-- start Source excerpt --

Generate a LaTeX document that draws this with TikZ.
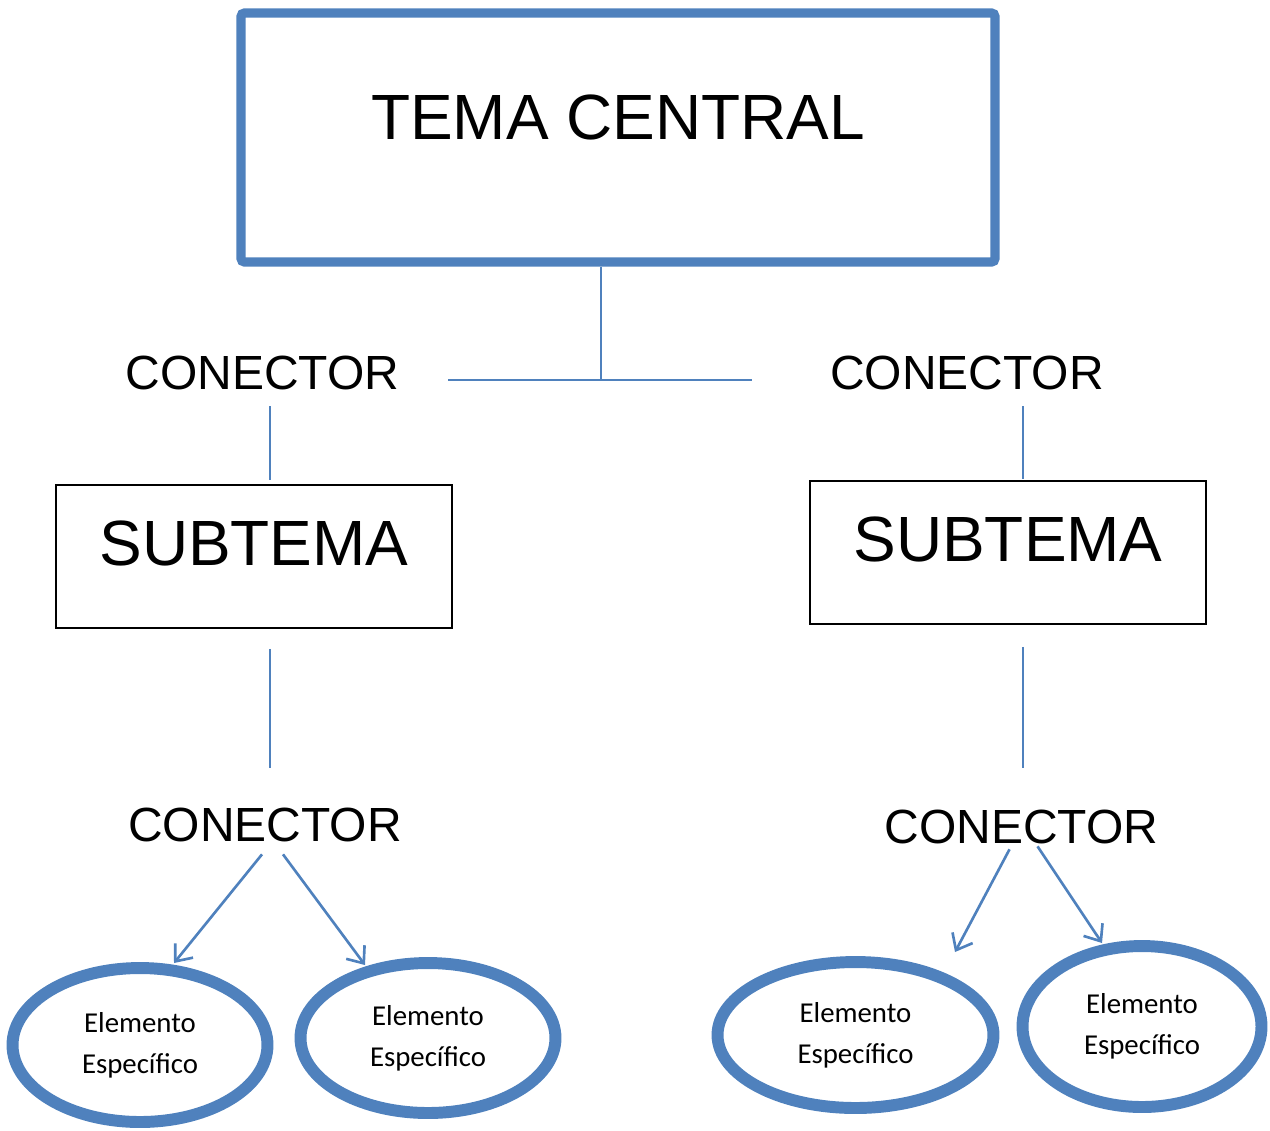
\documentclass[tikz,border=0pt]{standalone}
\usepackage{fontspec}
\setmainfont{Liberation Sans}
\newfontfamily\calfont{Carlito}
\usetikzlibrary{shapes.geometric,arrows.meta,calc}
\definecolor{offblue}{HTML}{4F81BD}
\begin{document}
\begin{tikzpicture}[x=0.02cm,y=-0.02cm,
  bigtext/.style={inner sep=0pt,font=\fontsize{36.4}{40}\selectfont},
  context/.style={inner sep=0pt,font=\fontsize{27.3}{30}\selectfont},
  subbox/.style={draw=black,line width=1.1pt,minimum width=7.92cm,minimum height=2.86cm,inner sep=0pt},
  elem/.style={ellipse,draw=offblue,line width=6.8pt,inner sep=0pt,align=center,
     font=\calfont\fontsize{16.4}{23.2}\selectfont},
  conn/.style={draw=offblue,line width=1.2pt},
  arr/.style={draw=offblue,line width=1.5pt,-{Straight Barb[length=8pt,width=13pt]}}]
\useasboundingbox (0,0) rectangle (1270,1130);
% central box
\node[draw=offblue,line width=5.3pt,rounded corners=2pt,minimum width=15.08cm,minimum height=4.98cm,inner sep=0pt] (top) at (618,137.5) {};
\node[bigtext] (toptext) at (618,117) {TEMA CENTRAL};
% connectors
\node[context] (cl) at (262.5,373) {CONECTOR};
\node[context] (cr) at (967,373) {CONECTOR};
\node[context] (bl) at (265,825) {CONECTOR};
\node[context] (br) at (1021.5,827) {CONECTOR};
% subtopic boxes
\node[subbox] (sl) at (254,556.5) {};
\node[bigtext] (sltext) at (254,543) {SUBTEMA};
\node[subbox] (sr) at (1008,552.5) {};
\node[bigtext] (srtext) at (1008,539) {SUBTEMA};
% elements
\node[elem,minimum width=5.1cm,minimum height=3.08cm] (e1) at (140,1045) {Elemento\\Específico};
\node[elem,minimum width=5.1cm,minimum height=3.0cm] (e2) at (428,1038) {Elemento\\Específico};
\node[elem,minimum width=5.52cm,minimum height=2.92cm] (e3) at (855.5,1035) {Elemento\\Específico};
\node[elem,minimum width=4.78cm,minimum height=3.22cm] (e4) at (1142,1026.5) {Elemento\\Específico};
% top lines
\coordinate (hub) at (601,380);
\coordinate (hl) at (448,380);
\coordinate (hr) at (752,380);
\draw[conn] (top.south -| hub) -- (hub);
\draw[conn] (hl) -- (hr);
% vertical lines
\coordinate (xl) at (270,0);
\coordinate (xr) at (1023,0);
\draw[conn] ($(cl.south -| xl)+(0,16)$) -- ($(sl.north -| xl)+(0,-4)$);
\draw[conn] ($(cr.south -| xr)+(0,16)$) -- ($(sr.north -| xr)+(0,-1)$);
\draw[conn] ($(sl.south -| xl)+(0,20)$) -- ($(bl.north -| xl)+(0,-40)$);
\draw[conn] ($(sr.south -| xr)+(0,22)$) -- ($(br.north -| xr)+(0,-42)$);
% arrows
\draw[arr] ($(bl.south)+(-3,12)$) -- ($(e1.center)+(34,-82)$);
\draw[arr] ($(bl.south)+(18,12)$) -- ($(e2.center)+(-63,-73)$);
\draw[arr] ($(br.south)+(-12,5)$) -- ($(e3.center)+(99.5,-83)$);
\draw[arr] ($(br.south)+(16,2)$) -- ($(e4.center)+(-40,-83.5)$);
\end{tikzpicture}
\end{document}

-- end Source excerpt --

Exercise task
The material above must be printed exactly, with its pictures left out.

Completed task
Generate a LaTeX document that draws this with TikZ.
\documentclass[tikz,border=0pt]{standalone}
\usepackage{fontspec}
\setmainfont{Liberation Sans}
\newfontfamily\calfont{Carlito}
\usetikzlibrary{shapes.geometric,arrows.meta,calc}
\definecolor{offblue}{HTML}{4F81BD}
\begin{document}
\begin{tikzpicture}[x=0.02cm,y=-0.02cm,
  bigtext/.style={inner sep=0pt,font=\fontsize{36.4}{40}\selectfont},
  context/.style={inner sep=0pt,font=\fontsize{27.3}{30}\selectfont},
  subbox/.style={draw=black,line width=1.1pt,minimum width=7.92cm,minimum height=2.86cm,inner sep=0pt},
  elem/.style={ellipse,draw=offblue,line width=6.8pt,inner sep=0pt,align=center,
     font=\calfont\fontsize{16.4}{23.2}\selectfont},
  conn/.style={draw=offblue,line width=1.2pt},
  arr/.style={draw=offblue,line width=1.5pt,-{Straight Barb[length=8pt,width=13pt]}}]
\useasboundingbox (0,0) rectangle (1270,1130);
% central box
\node[draw=offblue,line width=5.3pt,rounded corners=2pt,minimum width=15.08cm,minimum height=4.98cm,inner sep=0pt] (top) at (618,137.5) {};
\node[bigtext] (toptext) at (618,117) {TEMA CENTRAL};
% connectors
\node[context] (cl) at (262.5,373) {CONECTOR};
\node[context] (cr) at (967,373) {CONECTOR};
\node[context] (bl) at (265,825) {CONECTOR};
\node[context] (br) at (1021.5,827) {CONECTOR};
% subtopic boxes
\node[subbox] (sl) at (254,556.5) {};
\node[bigtext] (sltext) at (254,543) {SUBTEMA};
\node[subbox] (sr) at (1008,552.5) {};
\node[bigtext] (srtext) at (1008,539) {SUBTEMA};
% elements
\node[elem,minimum width=5.1cm,minimum height=3.08cm] (e1) at (140,1045) {Elemento\\Específico};
\node[elem,minimum width=5.1cm,minimum height=3.0cm] (e2) at (428,1038) {Elemento\\Específico};
\node[elem,minimum width=5.52cm,minimum height=2.92cm] (e3) at (855.5,1035) {Elemento\\Específico};
\node[elem,minimum width=4.78cm,minimum height=3.22cm] (e4) at (1142,1026.5) {Elemento\\Específico};
% top lines
\coordinate (hub) at (601,380);
\coordinate (hl) at (448,380);
\coordinate (hr) at (752,380);
\draw[conn] (top.south -| hub) -- (hub);
\draw[conn] (hl) -- (hr);
% vertical lines
\coordinate (xl) at (270,0);
\coordinate (xr) at (1023,0);
\draw[conn] ($(cl.south -| xl)+(0,16)$) -- ($(sl.north -| xl)+(0,-4)$);
\draw[conn] ($(cr.south -| xr)+(0,16)$) -- ($(sr.north -| xr)+(0,-1)$);
\draw[conn] ($(sl.south -| xl)+(0,20)$) -- ($(bl.north -| xl)+(0,-40)$);
\draw[conn] ($(sr.south -| xr)+(0,22)$) -- ($(br.north -| xr)+(0,-42)$);
% arrows
\draw[arr] ($(bl.south)+(-3,12)$) -- ($(e1.center)+(34,-82)$);
\draw[arr] ($(bl.south)+(18,12)$) -- ($(e2.center)+(-63,-73)$);
\draw[arr] ($(br.south)+(-12,5)$) -- ($(e3.center)+(99.5,-83)$);
\draw[arr] ($(br.south)+(16,2)$) -- ($(e4.center)+(-40,-83.5)$);
\end{tikzpicture}
\end{document}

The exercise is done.